The Brewer Bridge, near Valentine, Nebraska is a historic Pratt through truss bridge that was built in 1899. It was designed by the Wrought Iron Bridge Co. of Canton, Ohio, was fabricated by the Jones & Laughlin Steel Co., and was built by the Wrought Iron Bridge Co. Also known as the Niobrara River Bridge and denoted NEHBS No. CE00-226, it was listed on the National Register of Historic Places in 1992.

It was built as a replacement of a former "Berry Bridge" in 1899 at contract cost of $4580. It was one of just four Cherry County bridges that survived a flood involving winter ice breakup in 1916. It was moved in 1921 about five miles to the site of the former Brewer Bridge that had been destroyed in that flood. The Berry State Aid Bridge, also NRHP-listed, was built in its place. The move and the new bridge were handled by the Pioneer Construction Company of Omaha.

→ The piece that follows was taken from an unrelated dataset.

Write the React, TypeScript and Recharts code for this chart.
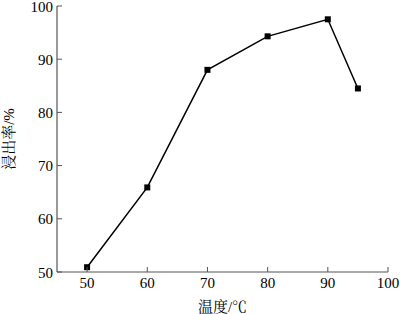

According to its NRHP nomination, the Brewer Bridge "is technologically significant as the oldest remaining of Cherry County's remarkable group of trusses and one of the oldest remaining vehicular trusses in the state. Although the structure has been moved from its original location, it has functioned in place at its current site for more than 50 years, and has developed a sense of time and place."